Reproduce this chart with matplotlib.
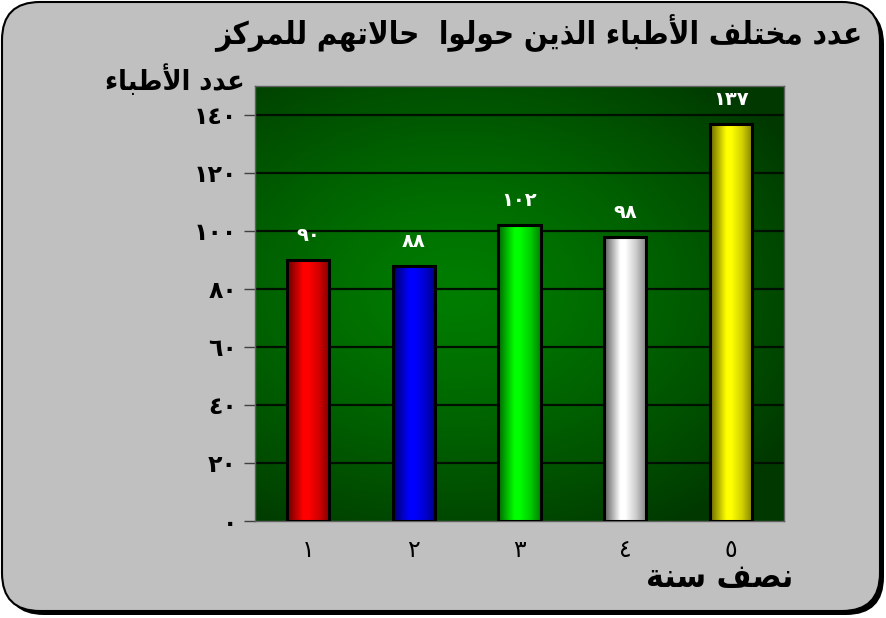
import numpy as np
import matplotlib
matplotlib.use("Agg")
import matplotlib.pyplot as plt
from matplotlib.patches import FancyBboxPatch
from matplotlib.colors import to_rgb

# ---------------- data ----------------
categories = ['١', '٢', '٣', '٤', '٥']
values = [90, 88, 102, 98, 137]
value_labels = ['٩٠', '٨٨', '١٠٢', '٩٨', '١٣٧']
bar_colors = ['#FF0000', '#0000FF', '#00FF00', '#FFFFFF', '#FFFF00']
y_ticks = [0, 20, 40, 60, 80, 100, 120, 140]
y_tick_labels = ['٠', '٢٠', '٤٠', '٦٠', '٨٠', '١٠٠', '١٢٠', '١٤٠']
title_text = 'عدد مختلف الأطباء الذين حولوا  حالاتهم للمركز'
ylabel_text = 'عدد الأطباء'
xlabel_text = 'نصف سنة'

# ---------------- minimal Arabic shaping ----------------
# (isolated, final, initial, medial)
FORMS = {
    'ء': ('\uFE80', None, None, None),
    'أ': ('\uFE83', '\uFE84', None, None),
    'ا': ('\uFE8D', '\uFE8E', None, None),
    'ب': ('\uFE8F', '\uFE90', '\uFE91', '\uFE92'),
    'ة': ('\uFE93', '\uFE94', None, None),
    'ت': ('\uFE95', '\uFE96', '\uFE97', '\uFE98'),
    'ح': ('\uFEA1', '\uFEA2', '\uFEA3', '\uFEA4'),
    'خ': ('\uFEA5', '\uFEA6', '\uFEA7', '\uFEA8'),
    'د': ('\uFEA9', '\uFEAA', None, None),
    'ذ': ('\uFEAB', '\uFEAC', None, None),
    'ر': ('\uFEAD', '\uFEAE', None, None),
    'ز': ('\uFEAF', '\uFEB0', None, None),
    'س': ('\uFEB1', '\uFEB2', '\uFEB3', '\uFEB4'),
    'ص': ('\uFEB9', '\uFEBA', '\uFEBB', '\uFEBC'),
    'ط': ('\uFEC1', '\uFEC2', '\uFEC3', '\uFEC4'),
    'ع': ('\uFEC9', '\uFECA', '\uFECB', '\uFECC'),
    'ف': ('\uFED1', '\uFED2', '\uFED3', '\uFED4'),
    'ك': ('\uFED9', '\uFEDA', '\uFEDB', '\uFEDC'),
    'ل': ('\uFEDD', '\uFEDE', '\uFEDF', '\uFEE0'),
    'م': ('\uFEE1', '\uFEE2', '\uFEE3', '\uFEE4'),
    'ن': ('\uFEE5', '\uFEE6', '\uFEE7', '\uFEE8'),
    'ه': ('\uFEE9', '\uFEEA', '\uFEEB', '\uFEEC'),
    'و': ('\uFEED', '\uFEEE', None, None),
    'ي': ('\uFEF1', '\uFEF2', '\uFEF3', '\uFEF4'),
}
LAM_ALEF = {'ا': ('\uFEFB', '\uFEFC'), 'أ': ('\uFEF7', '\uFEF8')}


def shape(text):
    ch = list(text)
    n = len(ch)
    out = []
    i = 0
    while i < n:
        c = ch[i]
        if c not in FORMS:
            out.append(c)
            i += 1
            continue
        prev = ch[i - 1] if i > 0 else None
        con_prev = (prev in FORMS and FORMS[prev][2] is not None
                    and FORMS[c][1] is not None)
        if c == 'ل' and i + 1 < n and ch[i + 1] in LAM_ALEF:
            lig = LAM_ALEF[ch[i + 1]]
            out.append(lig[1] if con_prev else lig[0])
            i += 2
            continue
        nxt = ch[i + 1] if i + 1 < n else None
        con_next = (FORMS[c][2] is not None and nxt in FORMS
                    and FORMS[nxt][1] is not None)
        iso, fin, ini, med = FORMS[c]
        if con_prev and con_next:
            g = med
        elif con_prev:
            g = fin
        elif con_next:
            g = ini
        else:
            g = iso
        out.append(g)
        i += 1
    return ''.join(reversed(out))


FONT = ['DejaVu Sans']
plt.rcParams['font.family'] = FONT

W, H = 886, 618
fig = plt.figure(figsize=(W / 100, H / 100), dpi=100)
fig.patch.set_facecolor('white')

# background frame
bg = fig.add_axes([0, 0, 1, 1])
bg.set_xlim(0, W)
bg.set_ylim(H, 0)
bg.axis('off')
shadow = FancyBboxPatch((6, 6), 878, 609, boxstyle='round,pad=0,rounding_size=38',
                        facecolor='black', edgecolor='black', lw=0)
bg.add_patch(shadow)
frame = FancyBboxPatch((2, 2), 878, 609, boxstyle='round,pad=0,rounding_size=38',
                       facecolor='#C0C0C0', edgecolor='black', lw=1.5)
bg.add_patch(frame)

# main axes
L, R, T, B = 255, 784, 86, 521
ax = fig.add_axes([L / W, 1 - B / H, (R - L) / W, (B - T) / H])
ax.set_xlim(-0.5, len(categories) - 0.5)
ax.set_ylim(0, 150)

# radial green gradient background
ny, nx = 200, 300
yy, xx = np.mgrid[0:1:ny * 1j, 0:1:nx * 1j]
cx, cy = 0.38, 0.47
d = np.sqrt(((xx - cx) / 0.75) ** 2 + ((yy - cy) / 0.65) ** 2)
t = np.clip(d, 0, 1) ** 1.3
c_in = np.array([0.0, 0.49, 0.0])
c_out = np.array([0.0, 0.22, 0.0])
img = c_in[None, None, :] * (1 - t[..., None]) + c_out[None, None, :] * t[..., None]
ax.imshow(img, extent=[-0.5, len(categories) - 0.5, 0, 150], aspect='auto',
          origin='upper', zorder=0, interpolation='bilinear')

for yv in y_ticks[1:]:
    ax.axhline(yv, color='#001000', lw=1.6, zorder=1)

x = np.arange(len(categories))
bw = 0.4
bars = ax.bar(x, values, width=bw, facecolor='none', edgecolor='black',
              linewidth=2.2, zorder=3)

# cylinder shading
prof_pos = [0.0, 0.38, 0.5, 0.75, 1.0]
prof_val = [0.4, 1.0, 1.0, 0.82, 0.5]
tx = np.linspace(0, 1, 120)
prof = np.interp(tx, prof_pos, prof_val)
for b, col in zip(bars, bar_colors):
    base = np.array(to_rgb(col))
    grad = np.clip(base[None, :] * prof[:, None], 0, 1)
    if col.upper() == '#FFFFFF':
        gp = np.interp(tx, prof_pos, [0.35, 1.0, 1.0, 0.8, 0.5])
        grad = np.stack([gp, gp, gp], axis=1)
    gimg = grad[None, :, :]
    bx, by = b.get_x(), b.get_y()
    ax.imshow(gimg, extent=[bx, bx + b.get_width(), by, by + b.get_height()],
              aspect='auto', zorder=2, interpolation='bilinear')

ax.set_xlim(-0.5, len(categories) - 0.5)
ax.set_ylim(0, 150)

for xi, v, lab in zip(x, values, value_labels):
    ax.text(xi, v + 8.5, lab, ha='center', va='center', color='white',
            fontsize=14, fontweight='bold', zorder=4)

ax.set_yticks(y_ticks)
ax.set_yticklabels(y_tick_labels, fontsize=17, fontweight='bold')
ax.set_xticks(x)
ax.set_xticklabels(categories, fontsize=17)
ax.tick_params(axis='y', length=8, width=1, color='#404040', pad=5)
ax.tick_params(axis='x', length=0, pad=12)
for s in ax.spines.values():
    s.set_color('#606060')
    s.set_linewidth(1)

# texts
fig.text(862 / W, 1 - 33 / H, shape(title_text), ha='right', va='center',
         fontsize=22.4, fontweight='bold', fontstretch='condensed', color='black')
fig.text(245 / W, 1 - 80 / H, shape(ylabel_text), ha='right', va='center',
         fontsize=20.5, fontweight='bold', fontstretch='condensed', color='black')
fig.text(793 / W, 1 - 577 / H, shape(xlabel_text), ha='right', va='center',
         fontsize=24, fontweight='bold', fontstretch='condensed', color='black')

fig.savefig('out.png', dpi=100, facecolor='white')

TASK OBJECTIVE »
Repeat the data exactly in full, omitting its pictures.

REPLY TO THE TASK »
Reproduce this chart with matplotlib.
import numpy as np
import matplotlib
matplotlib.use("Agg")
import matplotlib.pyplot as plt
from matplotlib.patches import FancyBboxPatch
from matplotlib.colors import to_rgb

# ---------------- data ----------------
categories = ['١', '٢', '٣', '٤', '٥']
values = [90, 88, 102, 98, 137]
value_labels = ['٩٠', '٨٨', '١٠٢', '٩٨', '١٣٧']
bar_colors = ['#FF0000', '#0000FF', '#00FF00', '#FFFFFF', '#FFFF00']
y_ticks = [0, 20, 40, 60, 80, 100, 120, 140]
y_tick_labels = ['٠', '٢٠', '٤٠', '٦٠', '٨٠', '١٠٠', '١٢٠', '١٤٠']
title_text = 'عدد مختلف الأطباء الذين حولوا  حالاتهم للمركز'
ylabel_text = 'عدد الأطباء'
xlabel_text = 'نصف سنة'

# ---------------- minimal Arabic shaping ----------------
# (isolated, final, initial, medial)
FORMS = {
    'ء': ('\uFE80', None, None, None),
    'أ': ('\uFE83', '\uFE84', None, None),
    'ا': ('\uFE8D', '\uFE8E', None, None),
    'ب': ('\uFE8F', '\uFE90', '\uFE91', '\uFE92'),
    'ة': ('\uFE93', '\uFE94', None, None),
    'ت': ('\uFE95', '\uFE96', '\uFE97', '\uFE98'),
    'ح': ('\uFEA1', '\uFEA2', '\uFEA3', '\uFEA4'),
    'خ': ('\uFEA5', '\uFEA6', '\uFEA7', '\uFEA8'),
    'د': ('\uFEA9', '\uFEAA', None, None),
    'ذ': ('\uFEAB', '\uFEAC', None, None),
    'ر': ('\uFEAD', '\uFEAE', None, None),
    'ز': ('\uFEAF', '\uFEB0', None, None),
    'س': ('\uFEB1', '\uFEB2', '\uFEB3', '\uFEB4'),
    'ص': ('\uFEB9', '\uFEBA', '\uFEBB', '\uFEBC'),
    'ط': ('\uFEC1', '\uFEC2', '\uFEC3', '\uFEC4'),
    'ع': ('\uFEC9', '\uFECA', '\uFECB', '\uFECC'),
    'ف': ('\uFED1', '\uFED2', '\uFED3', '\uFED4'),
    'ك': ('\uFED9', '\uFEDA', '\uFEDB', '\uFEDC'),
    'ل': ('\uFEDD', '\uFEDE', '\uFEDF', '\uFEE0'),
    'م': ('\uFEE1', '\uFEE2', '\uFEE3', '\uFEE4'),
    'ن': ('\uFEE5', '\uFEE6', '\uFEE7', '\uFEE8'),
    'ه': ('\uFEE9', '\uFEEA', '\uFEEB', '\uFEEC'),
    'و': ('\uFEED', '\uFEEE', None, None),
    'ي': ('\uFEF1', '\uFEF2', '\uFEF3', '\uFEF4'),
}
LAM_ALEF = {'ا': ('\uFEFB', '\uFEFC'), 'أ': ('\uFEF7', '\uFEF8')}


def shape(text):
    ch = list(text)
    n = len(ch)
    out = []
    i = 0
    while i < n:
        c = ch[i]
        if c not in FORMS:
            out.append(c)
            i += 1
            continue
        prev = ch[i - 1] if i > 0 else None
        con_prev = (prev in FORMS and FORMS[prev][2] is not None
                    and FORMS[c][1] is not None)
        if c == 'ل' and i + 1 < n and ch[i + 1] in LAM_ALEF:
            lig = LAM_ALEF[ch[i + 1]]
            out.append(lig[1] if con_prev else lig[0])
            i += 2
            continue
        nxt = ch[i + 1] if i + 1 < n else None
        con_next = (FORMS[c][2] is not None and nxt in FORMS
                    and FORMS[nxt][1] is not None)
        iso, fin, ini, med = FORMS[c]
        if con_prev and con_next:
            g = med
        elif con_prev:
            g = fin
        elif con_next:
            g = ini
        else:
            g = iso
        out.append(g)
        i += 1
    return ''.join(reversed(out))


FONT = ['DejaVu Sans']
plt.rcParams['font.family'] = FONT

W, H = 886, 618
fig = plt.figure(figsize=(W / 100, H / 100), dpi=100)
fig.patch.set_facecolor('white')

# background frame
bg = fig.add_axes([0, 0, 1, 1])
bg.set_xlim(0, W)
bg.set_ylim(H, 0)
bg.axis('off')
shadow = FancyBboxPatch((6, 6), 878, 609, boxstyle='round,pad=0,rounding_size=38',
                        facecolor='black', edgecolor='black', lw=0)
bg.add_patch(shadow)
frame = FancyBboxPatch((2, 2), 878, 609, boxstyle='round,pad=0,rounding_size=38',
                       facecolor='#C0C0C0', edgecolor='black', lw=1.5)
bg.add_patch(frame)

# main axes
L, R, T, B = 255, 784, 86, 521
ax = fig.add_axes([L / W, 1 - B / H, (R - L) / W, (B - T) / H])
ax.set_xlim(-0.5, len(categories) - 0.5)
ax.set_ylim(0, 150)

# radial green gradient background
ny, nx = 200, 300
yy, xx = np.mgrid[0:1:ny * 1j, 0:1:nx * 1j]
cx, cy = 0.38, 0.47
d = np.sqrt(((xx - cx) / 0.75) ** 2 + ((yy - cy) / 0.65) ** 2)
t = np.clip(d, 0, 1) ** 1.3
c_in = np.array([0.0, 0.49, 0.0])
c_out = np.array([0.0, 0.22, 0.0])
img = c_in[None, None, :] * (1 - t[..., None]) + c_out[None, None, :] * t[..., None]
ax.imshow(img, extent=[-0.5, len(categories) - 0.5, 0, 150], aspect='auto',
          origin='upper', zorder=0, interpolation='bilinear')

for yv in y_ticks[1:]:
    ax.axhline(yv, color='#001000', lw=1.6, zorder=1)

x = np.arange(len(categories))
bw = 0.4
bars = ax.bar(x, values, width=bw, facecolor='none', edgecolor='black',
              linewidth=2.2, zorder=3)

# cylinder shading
prof_pos = [0.0, 0.38, 0.5, 0.75, 1.0]
prof_val = [0.4, 1.0, 1.0, 0.82, 0.5]
tx = np.linspace(0, 1, 120)
prof = np.interp(tx, prof_pos, prof_val)
for b, col in zip(bars, bar_colors):
    base = np.array(to_rgb(col))
    grad = np.clip(base[None, :] * prof[:, None], 0, 1)
    if col.upper() == '#FFFFFF':
        gp = np.interp(tx, prof_pos, [0.35, 1.0, 1.0, 0.8, 0.5])
        grad = np.stack([gp, gp, gp], axis=1)
    gimg = grad[None, :, :]
    bx, by = b.get_x(), b.get_y()
    ax.imshow(gimg, extent=[bx, bx + b.get_width(), by, by + b.get_height()],
              aspect='auto', zorder=2, interpolation='bilinear')

ax.set_xlim(-0.5, len(categories) - 0.5)
ax.set_ylim(0, 150)

for xi, v, lab in zip(x, values, value_labels):
    ax.text(xi, v + 8.5, lab, ha='center', va='center', color='white',
            fontsize=14, fontweight='bold', zorder=4)

ax.set_yticks(y_ticks)
ax.set_yticklabels(y_tick_labels, fontsize=17, fontweight='bold')
ax.set_xticks(x)
ax.set_xticklabels(categories, fontsize=17)
ax.tick_params(axis='y', length=8, width=1, color='#404040', pad=5)
ax.tick_params(axis='x', length=0, pad=12)
for s in ax.spines.values():
    s.set_color('#606060')
    s.set_linewidth(1)

# texts
fig.text(862 / W, 1 - 33 / H, shape(title_text), ha='right', va='center',
         fontsize=22.4, fontweight='bold', fontstretch='condensed', color='black')
fig.text(245 / W, 1 - 80 / H, shape(ylabel_text), ha='right', va='center',
         fontsize=20.5, fontweight='bold', fontstretch='condensed', color='black')
fig.text(793 / W, 1 - 577 / H, shape(xlabel_text), ha='right', va='center',
         fontsize=24, fontweight='bold', fontstretch='condensed', color='black')

fig.savefig('out.png', dpi=100, facecolor='white')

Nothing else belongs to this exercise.